Dann kommt Einstein dazwischen. Zunächst läuft alles auf eine gleichberechtigte Partnerschaft zu; der akademische Austausch ist Bestandteil ihrer Liebesgeschichte. Doch dann wird Mileva schwanger, Einsteins Familie ist gegen sie, das junge Paar hat kein Geld und kann erst später heiraten; was aus dem unehelich geborenen ersten Kind Lieserl wurde, ist unbekannt (die Autorin hält es auf Grund ihrer Recherchen für am wahrscheinlichsten, dass das Lieserl an Scharlach gestorben ist).
Und jetzt wird es problematisch: Im Buch wird es als Tatsache dargestellt, dass Mileva quasi die Initatiorin der Relativitätstheorie ist und auch an vielen weiteren wissenschaftlichen Aufsätzen Einsteins ihren Anteil hatte, dass dieser sie jedoch nach und nach aus der gemeinsamen Arbeit herausgedrängt hat.
Historisch verbürgt ist - u.a. durch den Briefwechsel der beiden - dass sie in einem regen Austausch standen und Mileva in den Anfangsjahren der Beziehung wohl Einsteins wichtigste Denk-Partnerin und kreative Impulsgeberin war. Verbürgt ist ein Ausspruch Einsteins: "Ich brauche meine Frau. Sie löst alle meine mathematischen Probleme." Ein Physikerkollege sagte später, er habe auf den Originalmanuskripten aus dem Jahr 1905 auch den Namen Mileva Einstein-Maric gesehen.
Doch wie groß ihr Anteil genau war, ist nicht zweifelsfrei belegt.
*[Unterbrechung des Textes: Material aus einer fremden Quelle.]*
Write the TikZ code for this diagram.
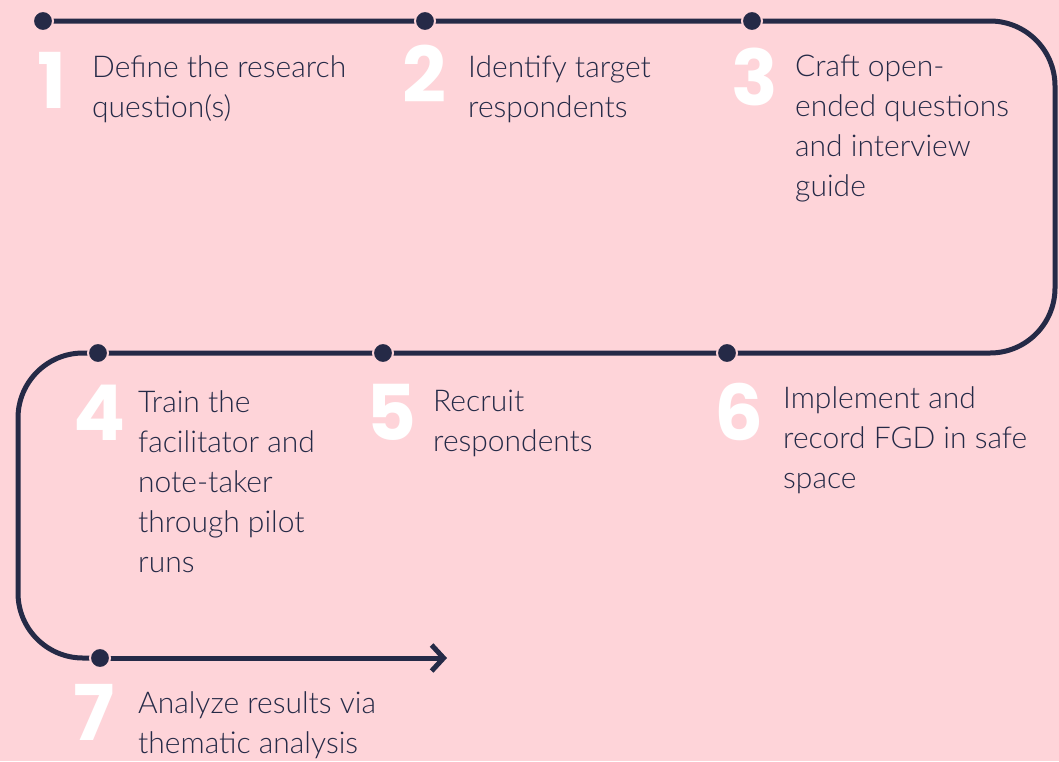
\documentclass[tikz,border=0pt]{standalone}
\usepackage{fontspec}
\IfFontExistsTF{Lato Light}{\setmainfont{Lato Light}}{\setmainfont{Lato}}
\newfontfamily\numfont{Poppins}
\usetikzlibrary{arrows.meta}
\definecolor{bgpink}{HTML}{FED4D9}
\definecolor{navy}{HTML}{252A47}
\tikzset{
  route/.style={draw=navy, line width=5pt, rounded corners=65pt},
  stepdot/.style={circle, fill=navy, draw=bgpink, line width=2pt, minimum size=20pt, inner sep=0pt},
  stepnum/.style={text=white, font=\numfont\bfseries\fontsize{77}{77}\selectfont, inner sep=0pt, anchor=base west},
  steptext/.style={text=navy, font=\fontsize{30}{40}\selectfont, align=left, inner sep=0pt, anchor=north west},
}
\begin{document}
\begin{tikzpicture}[x=1pt, y=-1pt]
  \fill[bgpink] (0,0) rectangle (1059,761);
  \useasboundingbox (0,0) rectangle (1059,761);
  % points of the route
  \coordinate (p1) at (43,21);
  \coordinate (p2) at (425,21);
  \coordinate (p3) at (752,21);
  \coordinate (ne) at (1055,21);
  \coordinate (se) at (1055,353);
  \coordinate (p6) at (727,353);
  \coordinate (p5) at (383,353);
  \coordinate (p4) at (98,353);
  \coordinate (nw) at (18,353);
  \coordinate (sw) at (18,658);
  \coordinate (p7) at (100,658);
  \coordinate (tip) at (447,658);
  % the winding route, turning only at its four corners
  \draw[route] (p1) -- (ne) -- (se) -- (nw) -- (sw) -- (p7);
  \draw[draw=navy, line width=5pt, -{Straight Barb[length=12pt, width=26pt, line width=5pt]}] (p7) -- (tip);
  % dots on the route
  \foreach \p in {p1,p2,p3,p4,p5,p6,p7} \node[stepdot] (dot-\p) at (\p) {};
  % step numbers
  \node[stepnum] (n1) at (37,108) {1};
  \node[stepnum] (n2) at (402,102) {2};
  \node[stepnum] (n3) at (731,105) {3};
  \node[stepnum] (n4) at (73,440) {4};
  \node[stepnum] (n5) at (366,440) {5};
  \node[stepnum] (n6) at (714,440) {6};
  \node[stepnum] (n7) at (73,740) {7};
  % step descriptions
  \node[steptext] (t1) at (92,55) {Define the research\\question(s)};
  \node[steptext] (t2) at (468,55) {Identify target\\respondents};
  \node[steptext] (t3) at (795,55) {Craft open-\\ended questions\\and interview\\guide};
  \node[steptext] (t4) at (138,390) {Train the\\facilitator and\\note-taker\\through pilot\\runs};
  \node[steptext] (t5) at (433,390) {Recruit\\respondents};
  \node[steptext] (t6) at (783,386) {Implement and\\record FGD in safe\\space};
  \node[steptext] (t7) at (138,691) {Analyze results via\\thematic analysis};
\end{tikzpicture}
\end{document}
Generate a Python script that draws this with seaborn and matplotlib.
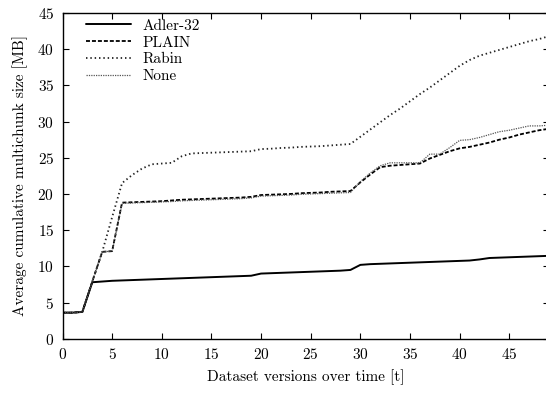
import numpy as np
import pandas as pd
import matplotlib
matplotlib.use("Agg")
import matplotlib.pyplot as plt
import seaborn as sns

versions = list(range(0, 50))
adler = [3.6, 3.6, 3.7, 7.8, 7.9, 8.0, 8.05, 8.1, 8.15, 8.2, 8.25, 8.3, 8.35, 8.4, 8.45,
         8.5, 8.55, 8.6, 8.65, 8.7, 9.0, 9.05, 9.1, 9.15, 9.2, 9.25, 9.3, 9.35, 9.4, 9.5,
         10.2, 10.3, 10.35, 10.4, 10.45, 10.5, 10.55, 10.6, 10.65, 10.7, 10.75, 10.8, 10.95,
         11.15, 11.2, 11.25, 11.3, 11.35, 11.4, 11.45]
plain = [3.6, 3.6, 3.7, 7.9, 12.0, 12.1, 18.8, 18.85, 18.9, 18.95, 19.0, 19.1, 19.2, 19.25,
         19.3, 19.35, 19.4, 19.45, 19.5, 19.6, 19.85, 19.9, 19.95, 20.0, 20.1, 20.15, 20.2,
         20.3, 20.35, 20.4, 21.6, 22.7, 23.7, 23.9, 24.0, 24.1, 24.2, 24.9, 25.4, 25.9, 26.3,
         26.5, 26.8, 27.1, 27.5, 27.8, 28.2, 28.5, 28.8, 29.0]
rabin = [3.6, 3.6, 3.7, 7.9, 12.0, 16.8, 21.5, 22.6, 23.5, 24.1, 24.2, 24.3, 25.2, 25.6,
         25.65, 25.7, 25.75, 25.8, 25.85, 25.9, 26.2, 26.25, 26.35, 26.4, 26.5, 26.55, 26.6,
         26.7, 26.8, 26.9, 27.9, 28.9, 29.9, 30.9, 31.8, 32.8, 33.8, 34.7, 35.7, 36.7, 37.7,
         38.5, 39.1, 39.5, 39.9, 40.3, 40.7, 41.1, 41.4, 41.8]
none = [3.6, 3.6, 3.7, 7.9, 12.0, 12.1, 18.7, 18.75, 18.8, 18.85, 18.9, 18.95, 19.05, 19.1,
        19.15, 19.2, 19.25, 19.3, 19.35, 19.45, 19.7, 19.75, 19.8, 19.85, 19.95, 20.0, 20.05,
        20.1, 20.15, 20.2, 21.7, 22.9, 23.9, 24.3, 24.3, 24.3, 24.3, 25.5, 25.5, 26.4, 27.4,
        27.5, 27.8, 28.2, 28.6, 28.8, 29.1, 29.4, 29.4, 29.5]
series_names = ["Adler-32", "PLAIN", "Rabin", "None"]
x_ticks = [0, 5, 10, 15, 20, 25, 30, 35, 40, 45]
y_ticks = [0, 5, 10, 15, 20, 25, 30, 35, 40, 45]

sns.set_theme(style="ticks")
plt.rcParams["font.family"] = ["cmr10", "DejaVu Serif"]
plt.rcParams["axes.formatter.use_mathtext"] = True
plt.rcParams["mathtext.fontset"] = "cm"
plt.rcParams["text.color"] = "black"
plt.rcParams["axes.labelcolor"] = "black"

fig = plt.figure(figsize=(5.46, 3.95), dpi=100)
W, H = 546, 395
left_px, right_px = 62.5, 549.0
top_px, bot_px = 13, 338.7
ax = fig.add_axes([left_px / W, 1 - bot_px / H, (right_px - left_px) / W, (bot_px - top_px) / H])

data = {"Adler-32": adler, "PLAIN": plain, "Rabin": rabin, "None": none}
styles = {
    "Adler-32": dict(color="black", lw=1.4, linestyle="-"),
    "PLAIN": dict(color="black", lw=1.3, linestyle=(0, (2.2, 1.1))),
    "Rabin": dict(color="#222222", lw=1.3, linestyle=(0, (0.8, 1.6))),
    "None": dict(color="#555555", lw=0.9, linestyle=(0, (1.0, 0.9))),
}
for name in series_names:
    df = pd.DataFrame({"t": versions, "v": data[name]})
    sns.lineplot(data=df, x="t", y="v", ax=ax, label=name, **styles[name])

ax.set_xlim(0, 49)
ax.set_ylim(0, 45)
ax.set_xticks(x_ticks)
ax.set_yticks(y_ticks)
ax.tick_params(direction="in", length=4, width=0.8, top=True, right=True,
               labelsize=11, colors="black", pad=6)
for s in ax.spines.values():
    s.set_linewidth(1.0)
    s.set_color("black")
ax.spines["right"].set_visible(False)
ax.set_xlabel("Dataset versions over time [t]", fontsize=11, labelpad=5, color="black")
ax.set_ylabel("Average cumulative multichunk size [MB]", fontsize=11, labelpad=7, color="black")

leg = ax.legend(loc="upper left", frameon=False, fontsize=11, handlelength=3.0,
                handletextpad=0.75, labelspacing=0.2, borderaxespad=0.0,
                bbox_to_anchor=(0.035, 1.0))
for t in leg.get_texts():
    t.set_color("black")

fig.savefig("out.png", dpi=100)
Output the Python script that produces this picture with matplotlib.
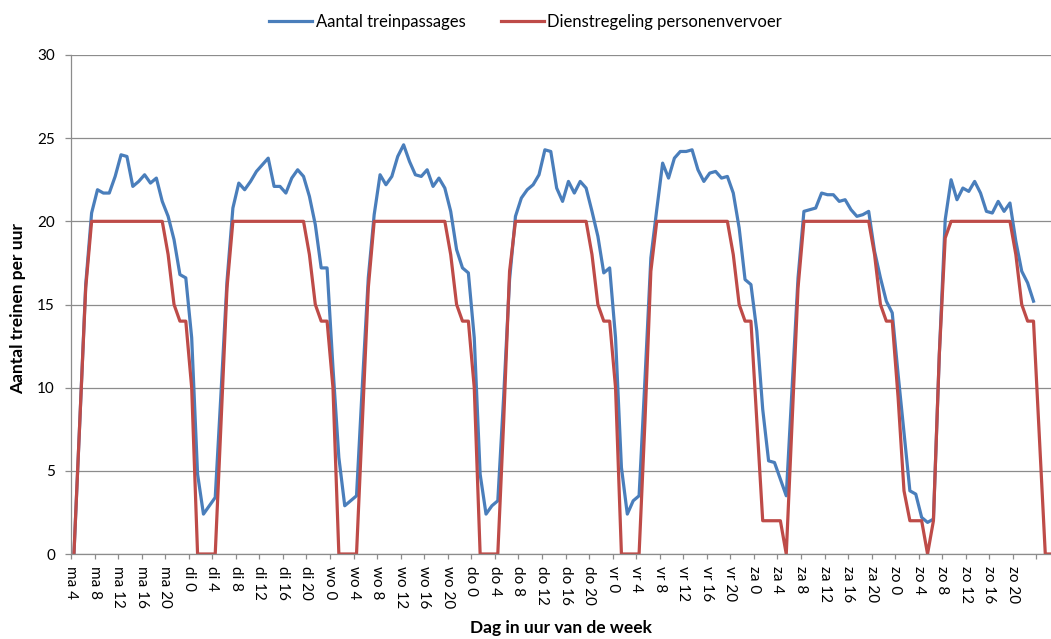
import numpy as np
import matplotlib
matplotlib.use("Agg")
import matplotlib.pyplot as plt

plt.rcParams['font.family'] = ['Lato', 'DejaVu Sans']

# uur van de week, vanaf maandag 4:00 (168 uur)
days = ['ma', 'di', 'wo', 'do', 'vr', 'za', 'zo']

# aantal treinpassages per uur (gemeten)
passages = [
    0, 8, 16.2, 20.5, 21.9, 21.7, 21.7, 22.7, 24.0, 23.9, 22.1, 22.4,
    22.8, 22.3, 22.6, 21.2, 20.3, 18.9, 16.8, 16.6, 13.0, 4.8, 2.4, 2.9,
    3.4, 9.8, 16.4, 20.8, 22.3, 21.9, 22.4, 23.0, 23.4, 23.8, 22.1, 22.1,
    21.7, 22.6, 23.1, 22.7, 21.5, 19.8, 17.2, 17.2, 11.2, 5.8, 2.9, 3.2,
    3.5, 10.2, 16.6, 20.4, 22.8, 22.2, 22.7, 23.9, 24.6, 23.6, 22.8, 22.7,
    23.1, 22.1, 22.6, 22.0, 20.6, 18.3, 17.2, 16.9, 13.0, 4.8, 2.4, 2.9,
    3.2, 9.5, 16.5, 20.3, 21.4, 21.9, 22.2, 22.8, 24.3, 24.2, 22.0, 21.2,
    22.4, 21.7, 22.4, 22.0, 20.6, 19.1, 16.9, 17.2, 13.0, 5.2, 2.4, 3.2,
    3.5, 10.5, 17.8, 20.7, 23.5, 22.6, 23.8, 24.2, 24.2, 24.3, 23.1, 22.4,
    22.9, 23.0, 22.6, 22.7, 21.7, 19.6, 16.5, 16.2, 13.4, 8.7, 5.6, 5.5,
    4.5, 3.5, 10.0, 16.6, 20.6, 20.7, 20.8, 21.7, 21.6, 21.6, 21.2, 21.3,
    20.7, 20.3, 20.4, 20.6, 18.2, 16.6, 15.2, 14.5, 10.8, 7.3, 3.8, 3.6,
    2.2, 1.9, 2.1, 12.0, 20.1, 22.5, 21.3, 22.0, 21.8, 22.4, 21.7, 20.6,
    20.5, 21.2, 20.6, 21.1, 18.8, 17.0, 16.3, 15.2,
]

# dienstregeling personenvervoer (treinen per uur)
dienstregeling = [
    0, 8, 16, 20, 20, 20, 20, 20, 20, 20, 20, 20,
    20, 20, 20, 20, 18, 15, 14, 14, 10, 0, 0, 0,
    0, 8, 16, 20, 20, 20, 20, 20, 20, 20, 20, 20,
    20, 20, 20, 20, 18, 15, 14, 14, 10, 0, 0, 0,
    0, 8, 16, 20, 20, 20, 20, 20, 20, 20, 20, 20,
    20, 20, 20, 20, 18, 15, 14, 14, 10, 0, 0, 0,
    0, 8, 17, 20, 20, 20, 20, 20, 20, 20, 20, 20,
    20, 20, 20, 20, 18, 15, 14, 14, 10, 0, 0, 0,
    0, 8, 17, 20, 20, 20, 20, 20, 20, 20, 20, 20,
    20, 20, 20, 20, 18, 15, 14, 14, 8, 2, 2, 2,
    2, 0, 8, 16, 20, 20, 20, 20, 20, 20, 20, 20,
    20, 20, 20, 20, 18, 15, 14, 14, 9.4, 3.8, 2, 2,
    2, 0, 2, 12, 19, 20, 20, 20, 20, 20, 20, 20,
    20, 20, 20, 20, 18, 15, 14, 14, 7, 0, 0, 0,
]

tick_pos = list(range(0, 168, 4))
tick_labels = ['%s %d' % (days[((4 + b) // 24) % 7], (4 + b) % 24) for b in tick_pos]
tick_labels[-1] = ''

blue = '#4A7EBB'
red = '#BE4B48'
grid = '#8C8C8C'

W, H = 1051, 639
fig = plt.figure(figsize=(W / 100, H / 100), dpi=100)
# plot loopt rechts iets buiten het beeld, zoals in het origineel
ax = fig.add_axes([71 / W, 1 - 554 / H, 989 / W, (554 - 55) / H])

x = np.arange(168)
ax.plot(x[:len(passages)], passages, color=blue, lw=2.3, label='Aantal treinpassages',
        solid_joinstyle='round')
ax.plot(x, dienstregeling, color=red, lw=2.3, label='Dienstregeling personenvervoer',
        solid_joinstyle='round')

ax.set_xlim(-0.5, 167.5)
ax.set_ylim(0, 30)
ax.set_yticks(range(0, 31, 5))
ax.yaxis.grid(True, color=grid, lw=0.9)
ax.set_axisbelow(True)

ax.set_xticks(np.array(tick_pos) - 0.5)
ax.set_xticklabels(tick_labels, rotation=-90, va='top', ha='center')

for s in ['top', 'right']:
    ax.spines[s].set_visible(False)
for s in ['left', 'bottom']:
    ax.spines[s].set_color(grid)
    ax.spines[s].set_linewidth(0.9)

ax.tick_params(axis='x', length=3.8, width=0.9, color=grid, labelsize=11, pad=5)
ax.tick_params(axis='y', length=4.5, width=0.9, color=grid, labelsize=11, pad=7)

fig.text(561 / W, 1 - 628 / H, 'Dag in uur van de week', ha='center', va='center',
         fontsize=12.5, weight='bold')
fig.text(18 / W, 1 - 308 / H, 'Aantal treinen per uur', ha='center', va='center',
         rotation=90, fontsize=12.5, weight='bold')

fig.legend(loc='center', bbox_to_anchor=(0.5, 1 - 22 / H), ncol=2, frameon=False,
           fontsize=12, handlelength=2.6, handletextpad=0.2, columnspacing=2.1)

fig.savefig('out.png', dpi=100)
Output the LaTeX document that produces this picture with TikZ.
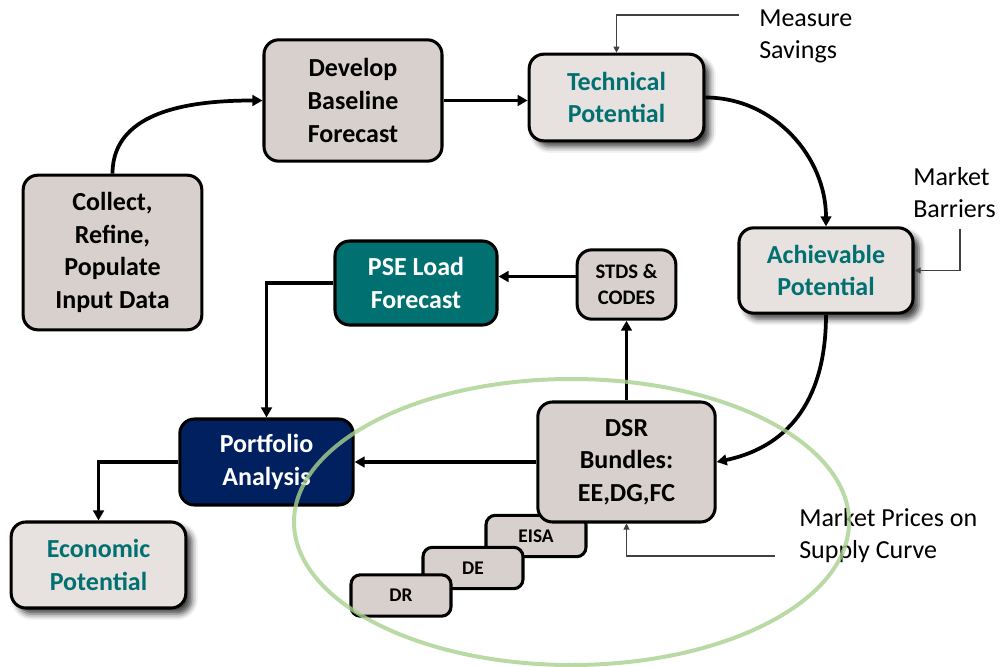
\documentclass[tikz,border=0pt]{standalone}
\usepackage{fontspec}
\setmainfont{Carlito}
\usetikzlibrary{arrows.meta,positioning,shadows.blur}

\definecolor{boxgray}{RGB}{215,208,205}
\definecolor{boxlight}{RGB}{231,225,223}
\definecolor{tealc}{RGB}{0,112,112}
\definecolor{navyc}{RGB}{0,32,96}
\definecolor{ringgreen}{RGB}{169,209,142}

\begin{document}
\begin{tikzpicture}[x=0.75pt,y=-0.75pt,
  stepbox/.style={draw=black,line width=2.3pt,rounded corners=11pt,fill=boxgray,
    align=center,inner sep=2pt,font=\bfseries\fontsize{19.5}{24.4}\selectfont},
  potbox/.style={stepbox,fill=boxlight,text=tealc,
    blur shadow={shadow xshift=4.5pt,shadow yshift=-4.5pt,shadow blur radius=4.5pt,shadow opacity=75}},
  smallbox/.style={stepbox,font=\bfseries\fontsize{15.5}{19.5}\selectfont},
  tagbox/.style={stepbox,rounded corners=7pt,font=\bfseries\fontsize{14.5}{17}\selectfont,
    minimum width=75pt,minimum height=31pt},
  note/.style={align=left,inner sep=0pt,font=\fontsize{19.5}{24}\selectfont},
  flow/.style={line width=2.8pt,-{Triangle[length=7.5pt,width=8pt]}},
  pointer/.style={draw=black!75,line width=0.8pt,-{Triangle[length=4.5pt,width=4.5pt]}}]
  \useasboundingbox (0,0) rectangle (1000,667);

  % Main steps
  \node[stepbox,minimum width=134pt,minimum height=116pt] (collect) at (112.5,252.5)
    {Collect,\\Refine,\\Populate\\Input Data};
  \node[stepbox,minimum width=133.5pt,minimum height=91pt] (develop) at (353,100.5)
    {Develop\\Baseline\\Forecast};
  \node[potbox,minimum width=131pt,minimum height=65pt] (technical) at (616.5,97.5)
    {Technical\\Potential};
  \node[potbox,minimum width=130.5pt,minimum height=64pt] (achievable) at (826,270.5)
    {Achievable\\Potential};
  \node[stepbox,fill=tealc,text=white,minimum width=121.5pt,minimum height=63pt] (pse) at (416,283)
    {PSE Load\\Forecast};
  \node[smallbox,minimum width=74pt,minimum height=52pt] (stds) at (626.5,284.5)
    {STDS \&\\CODES};
  \node[stepbox,fill=navyc,text=white,minimum width=130pt,minimum height=64.5pt] (portfolio) at (266.5,462)
    {Portfolio\\Analysis};
  \node[potbox,minimum width=131pt,minimum height=64.5pt] (economic) at (98.5,565)
    {Economic\\Potential};

  % DSR bundle and its steps
  \node[tagbox] (eisa) at (536,536) {EISA};
  \node[stepbox,minimum width=133pt,minimum height=90pt] (dsr) at (626.5,462)
    {DSR\\Bundles:\\EE,DG,FC};
  \node[tagbox] (de) at (473,568) {DE};
  \node[tagbox] (dr) at (401,595.5) {DR};

  % Flow
  \draw[flow] (collect.north) to[out=90,in=180] (develop.west);
  \draw[flow] (develop.east) -- (develop.east -| technical.west);
  \draw[flow] (technical.east) to[out=0,in=90] (achievable.north);
  \draw[flow] (achievable.south) to[out=-90,in=12,looseness=1.1] (dsr.east);
  \draw[flow] (dsr.north) -- (stds.south);
  \draw[flow] ([yshift=6pt]stds.west) -- ([yshift=6pt]stds.west -| pse.east);
  \draw[flow] (pse.west) -| (portfolio.north);
  \draw[flow] (dsr.west) -- (portfolio.east);
  \draw[flow] (portfolio.west) -| (economic.north);

  % Notes
  \node[note,anchor=west] (savings) at (759,36) {Measure\\Savings};
  \node[note,anchor=west] (barriers) at (913,193) {Market\\Barriers};
  \node[note,anchor=west] (prices) at (799,536) {Market Prices on\\Supply Curve};
  \coordinate (savingsend) at (739,15);
  \coordinate (barriersend) at (960,229);
  \coordinate (pricesend) at (775,556);
  \draw[pointer] (savingsend) -| (technical.north);
  \draw[pointer] (barriersend) |- (achievable.east);
  \draw[pointer] (pricesend) -| (dsr.south);

  % Ring round the DSR bundles
  \draw[ringgreen,line width=3pt,opacity=0.8] (571.5,522) ellipse (277.5 and 143);
\end{tikzpicture}
\end{document}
Und warum sie es zuließ, dass der Name bei der Veröffentlichung getilgt wurde - bzw. ob sie überhaupt einen Einfluss darauf hatte. Ein wesentliches Hindernis wird sicherlich das nicht bestandene Physikstudium gewesen sein.
Albert Einstein erscheint in dem Buch zunehmend als Kotzbrocken, der seine Frau nach und nach aus der gemeinsamen Arbeit ausgeschlossen und den ganzen Ruhm für sich eingeheimst hat.
Nach allem was bekannt ist, liegt der Schluss nahe, dass Mileva Einstein tatsächlich ein Opfer jener Zeit wurde - geschwächt durch die Widerstände, die sie als Frau und eine der ersten Physikstudentinnen überhaupt überwinden musste, die schwierigen Anfangsjahre vor der Ehe, das uneheliche Kind und dessen Verlust (den Albert nur aus der Ferne verfolgte), und die mangelnde Unterstützung durch Albert Einstein.
Aber wir wissen nicht wirklich, was in der Beziehung der Einsteins vor sich ging - außer dass sie zärtlich ihren Anfang nahm und später völlig zerrüttet war. Tatsächlich überliefert ist z.B. jene unsägliche Liste mit Verhaltensmaßregeln gegen Ende der Ehe, mit der Einstein Mileva zur Dienstmagd degradierte.
Auch wenn ich mir gut vorstellen kann, dass es sich so zugetragen hat wie in dem Buch beschrieben - vieles davon ist eben reine Spekulation. Da hilft nur, weitere Bücher zu lesen und sich selbst eine Meinung zu bilden.
Wie gesagt, mir fehlt in dem Nachwort eine genauere Einordnung und Benennung der fiktiven und realen Anteile, deshalb gibt es einen Stern Abzug.